Eine solche Deutung widerspricht dem Sinn der Nr. 5115 auch in ihrem historischen Kontext (vgl. auch zum Folgenden BGH, Urteil vom 20. 1. 2011 – IX ZR 123/10, NZV 2011, 337; OLG Stuttgart, Beschluss vom 08.03.2010 – 2 Ws 29/10, BeckRS 2010, 10795, beck-online). Die Regelung ist geschaffen worden, um Tätigkeiten des Verteidigers zu honorieren, die zu einer Vermeidung der Hauptverhandlung und damit beim Verteidiger zum Verlust der Hauptverhandlungsgebühr führen. Dies können aber gerade darin liegen, der Verwaltungsbehörde die Schwierigkeit bzw. Aussichtslosigkeit eines für den Bestand des Bußgeldbescheids durchzuführenden gerichtlichen Verfahrens bewusst zu machen und so etwa zu einer Entscheidung nach § 47 OWiG oder § 46 OWiG i.V.m. §170 StPO Anlass geben, welche das gerichtliche Verfahren gerade vermeidet. Insoweit ist die anwaltliche Tätigkeit im Sinne eines Ursächlichkeitszusammenhangs auch geeignet, das Verfahren in Richtung einer Erledigung bzw. Einstellung lenkend zu beeinflussen (vgl. LG Kassel Beschl. v. 15.5.2019 – 8 Qs 4/19, BeckRS 2019, 11840 Rn. 25 m.w.N.). Die Behörde weiß nach einer solchen Mitteilung, dass sie einen Bußgeldbescheid nicht auf die widerspruchslose Einlassung des Betroffenen stützen kann, sondern sich darüber klar werden muss, ob die übrigen Beweismittel für eine Ahndung ausreichen. Kommt sie zu dem Ergebnis, dass die übrigen Beweismittel nicht ausreichen und stellt sie deshalb das Verfahren ein, hat die Tätigkeit des Verteidigers diese Art der Verfahrenserledigung objektiv gefördert. Eine darüber hinausgehende, positive Förderung der Sachaufklärung setzt die Regelung in Nr. 5115 Anlage I (VV) RVG nach ihrem Wortlaut nicht voraus.

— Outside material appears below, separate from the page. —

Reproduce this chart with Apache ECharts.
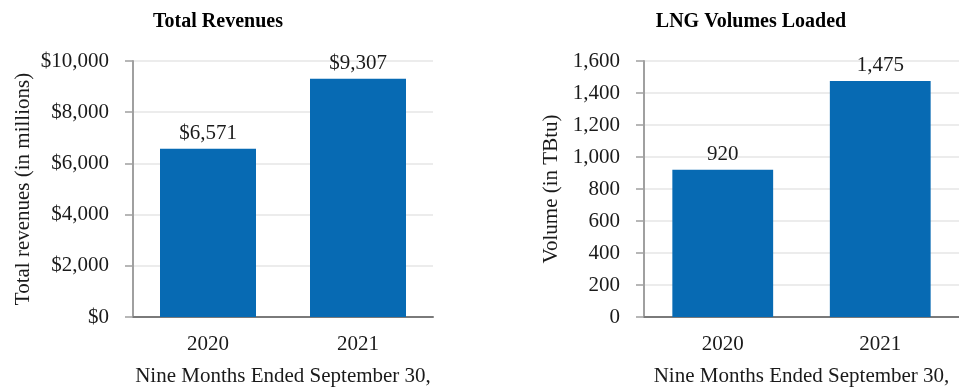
<!DOCTYPE html>
<html>
<head>
<meta charset="utf-8">
<script src="https://cdn.jsdelivr.net/npm/echarts@6/dist/echarts.min.js"></script>
<style>
  html, body { margin: 0; padding: 0; background: #fff; }
  #chart { width: 959px; height: 392px; }
</style>
</head>
<body>
<div id="chart"></div>
<script>
// Nine-month comparison: revenues and LNG volumes loaded
const years = ['2020', '2021'];
const revenues = [6571, 9307];        // $ millions
const volumes = [920, 1475];          // TBtu

const revTitle = 'Total Revenues';
const volTitle = 'LNG Volumes Loaded';
const revAxisName = 'Total revenues (in millions)';
const volAxisName = 'Volume (in TBtu)';
const periodName = 'Nine Months Ended September 30,';

const FONT = '"Liberation Serif", "Times New Roman", serif';
const TEXT = '#1a1a1a';
const BAR = '#076ab3';
const FS = 21;

const fmt = v => Number(v).toLocaleString('en-US');

function xAxisFor(gridIndex) {
  return {
    type: 'category',
    gridIndex,
    data: years,
    name: periodName,
    nameLocation: 'middle',
    nameGap: 49,
    nameTextStyle: { fontFamily: FONT, fontSize: FS, color: TEXT },
    axisLine: { lineStyle: { color: '#7a7a7a', width: 2 } },
    axisTick: { alignWithLabel: true, length: 7, lineStyle: { color: '#8a8a8a', width: 1.5 } },
    axisLabel: { fontFamily: FONT, fontSize: FS, color: TEXT, margin: 17 }
  };
}

function yAxisFor(gridIndex, max, interval, name, gap, prefix) {
  return {
    type: 'value',
    gridIndex,
    min: 0,
    max,
    interval,
    name,
    nameLocation: 'middle',
    nameGap: gap,
    nameTextStyle: { fontFamily: FONT, fontSize: FS, color: TEXT },
    axisLine: { show: true, lineStyle: { color: '#a0a0a0', width: 2 } },
    axisTick: { show: true, length: 8, lineStyle: { color: '#a0a0a0', width: 1.5 } },
    splitLine: { lineStyle: { color: '#e6e6e6', width: 1.5 } },
    axisLabel: {
      fontFamily: FONT, fontSize: FS, color: TEXT, margin: 24,
      formatter: v => prefix + fmt(v)
    }
  };
}

function barSeries(idx, data, prefix) {
  return {
    type: 'bar',
    xAxisIndex: idx,
    yAxisIndex: idx,
    data,
    barWidth: '64%',
    itemStyle: { color: BAR },
    label: {
      show: true,
      position: 'top',
      distance: 5,
      fontFamily: FONT,
      fontSize: FS,
      color: TEXT,
      formatter: p => prefix + fmt(p.value)
    }
  };
}

const chart = echarts.init(document.getElementById('chart'), null, { renderer: 'canvas' });
chart.setOption({
  animation: false,
  backgroundColor: '#fff',
  graphic: [
    { type: 'text', x: 218, y: 22, style: { text: revTitle, font: 'bold 20px ' + FONT, fill: '#000', textAlign: 'center', textVerticalAlign: 'middle' } },
    { type: 'text', x: 751, y: 22, style: { text: volTitle, font: 'bold 20px ' + FONT, fill: '#000', textAlign: 'center', textVerticalAlign: 'middle' } }
  ],
  grid: [
    { left: 133, top: 61, width: 300, height: 262 },
    { left: 644, top: 61, width: 322, height: 262 }
  ],
  xAxis: [xAxisFor(0), xAxisFor(1)],
  yAxis: [
    yAxisFor(0, 10000, 2000, revAxisName, 99, '$'),
    yAxisFor(1, 1600, 200, volAxisName, 82, '')
  ],
  series: [
    barSeries(0, revenues, '$'),
    barSeries(1, volumes, '')
  ]
});
</script>
</body>
</html>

c) Auch der Zweck der gesamten Regelung, dem Anwalt einen Ausgleich für die Hauptverhandlungsgebühr zu verschaffen, wenn er durch seine Tätigkeit dazu beiträgt, dass eine Verhandlung entbehrlich wird, erfordert keine weiter gehende Förderung. Wirkt der Verteidiger darauf hin, dass sein Mandant schon im Anhörungsverfahren und nicht erst in der Hauptverhandlung erklärt, er werde sich nicht zur Sache äußern, kann dies in ähnlicher Weise wie eine Einlassung zur Sache bewirken, dass das Verfahren noch im Verwaltungsverfahren eingestellt und damit eine Hauptverhandlung vermieden wird. Es wäre deshalb nicht gerechtfertigt, ihm nur bei einer Einlassung zur Sache einen Ausgleich für die Terminsgebühr zuzubilligen.

Allein, dass die Verwaltungsbehörde daraufhin nicht geboten aktiv mit der so veranlassten kritischen Prüfung fortfährt, sondern schlicht die Verjährung eintreten lässt, kann daran nichts ändern. Ansonsten hätte es dann die Verwaltungsbehörde in der Hand dem Rechtsanwalt die Gebühr 5115 zu nehmen, alleine durch das Herbeiführen der Verjährung durch Unterlassen weiterer Handlungen.“

Wenn man es liest: Fragt man sich, wie oft eigentlich noch = wie oft müssen die Gerichte den Bußgeldberhörden noch die Nr. 5115 VV RVG erkären? Tja, wer nicht hören kann, muss eben fühlen.